Goal: Return the lines exactly as they stand, from the first of the material through the line containing "plt.rcParams['axes.unicode_minus'] = False".

Collected data:
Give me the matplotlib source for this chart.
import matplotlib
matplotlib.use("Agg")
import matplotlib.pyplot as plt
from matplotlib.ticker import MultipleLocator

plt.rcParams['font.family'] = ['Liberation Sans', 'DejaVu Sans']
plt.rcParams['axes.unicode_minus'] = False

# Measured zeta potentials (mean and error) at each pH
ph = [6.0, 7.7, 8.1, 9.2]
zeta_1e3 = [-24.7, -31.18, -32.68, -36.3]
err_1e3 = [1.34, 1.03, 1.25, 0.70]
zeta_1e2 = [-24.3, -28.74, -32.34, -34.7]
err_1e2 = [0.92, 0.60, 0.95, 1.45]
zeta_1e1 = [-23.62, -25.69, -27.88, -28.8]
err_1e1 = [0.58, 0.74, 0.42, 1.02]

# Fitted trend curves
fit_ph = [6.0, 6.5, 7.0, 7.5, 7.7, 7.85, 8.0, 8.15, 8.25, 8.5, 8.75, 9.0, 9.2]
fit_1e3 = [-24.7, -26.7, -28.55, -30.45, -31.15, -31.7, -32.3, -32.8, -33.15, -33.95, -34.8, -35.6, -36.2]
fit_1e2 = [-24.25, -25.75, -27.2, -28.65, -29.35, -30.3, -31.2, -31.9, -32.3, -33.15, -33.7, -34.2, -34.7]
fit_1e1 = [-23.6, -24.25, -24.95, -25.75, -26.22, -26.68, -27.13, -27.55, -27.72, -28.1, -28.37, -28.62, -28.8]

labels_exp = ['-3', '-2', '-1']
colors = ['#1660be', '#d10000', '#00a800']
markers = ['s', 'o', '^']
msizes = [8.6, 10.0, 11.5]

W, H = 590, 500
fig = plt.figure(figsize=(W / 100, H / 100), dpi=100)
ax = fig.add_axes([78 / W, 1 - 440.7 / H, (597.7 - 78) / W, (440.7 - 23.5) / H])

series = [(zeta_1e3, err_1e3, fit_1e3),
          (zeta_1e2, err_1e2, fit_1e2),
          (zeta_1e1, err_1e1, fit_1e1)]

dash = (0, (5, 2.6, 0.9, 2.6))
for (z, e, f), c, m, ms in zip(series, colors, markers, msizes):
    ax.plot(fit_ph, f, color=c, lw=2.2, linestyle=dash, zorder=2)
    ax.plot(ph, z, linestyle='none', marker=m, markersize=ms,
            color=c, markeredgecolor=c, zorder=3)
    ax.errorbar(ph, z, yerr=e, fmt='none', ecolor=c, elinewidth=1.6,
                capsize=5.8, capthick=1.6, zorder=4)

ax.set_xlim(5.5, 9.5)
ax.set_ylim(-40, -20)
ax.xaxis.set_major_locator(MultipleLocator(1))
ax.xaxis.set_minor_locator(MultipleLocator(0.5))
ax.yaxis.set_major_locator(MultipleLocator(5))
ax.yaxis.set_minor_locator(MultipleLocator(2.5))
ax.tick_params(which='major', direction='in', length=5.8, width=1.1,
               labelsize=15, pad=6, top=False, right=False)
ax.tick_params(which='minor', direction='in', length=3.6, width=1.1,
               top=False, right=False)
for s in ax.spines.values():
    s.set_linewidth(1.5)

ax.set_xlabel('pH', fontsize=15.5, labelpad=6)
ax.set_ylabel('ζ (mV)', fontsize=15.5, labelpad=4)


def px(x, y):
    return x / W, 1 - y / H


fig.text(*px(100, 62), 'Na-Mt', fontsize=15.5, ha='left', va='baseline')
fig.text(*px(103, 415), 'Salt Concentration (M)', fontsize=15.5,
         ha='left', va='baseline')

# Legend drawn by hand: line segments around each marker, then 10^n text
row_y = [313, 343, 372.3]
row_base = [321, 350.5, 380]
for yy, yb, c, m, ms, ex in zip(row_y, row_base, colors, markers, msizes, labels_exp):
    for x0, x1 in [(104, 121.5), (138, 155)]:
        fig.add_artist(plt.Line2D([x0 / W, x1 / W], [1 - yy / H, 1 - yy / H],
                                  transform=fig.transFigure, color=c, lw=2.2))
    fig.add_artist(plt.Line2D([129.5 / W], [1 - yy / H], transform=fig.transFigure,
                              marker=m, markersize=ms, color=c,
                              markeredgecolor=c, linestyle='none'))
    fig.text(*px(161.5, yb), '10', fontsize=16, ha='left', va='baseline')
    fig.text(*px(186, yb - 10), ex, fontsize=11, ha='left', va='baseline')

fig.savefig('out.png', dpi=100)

Written response:
Give me the matplotlib source for this chart.
import matplotlib
matplotlib.use("Agg")
import matplotlib.pyplot as plt
from matplotlib.ticker import MultipleLocator

plt.rcParams['font.family'] = ['Liberation Sans', 'DejaVu Sans']
plt.rcParams['axes.unicode_minus'] = False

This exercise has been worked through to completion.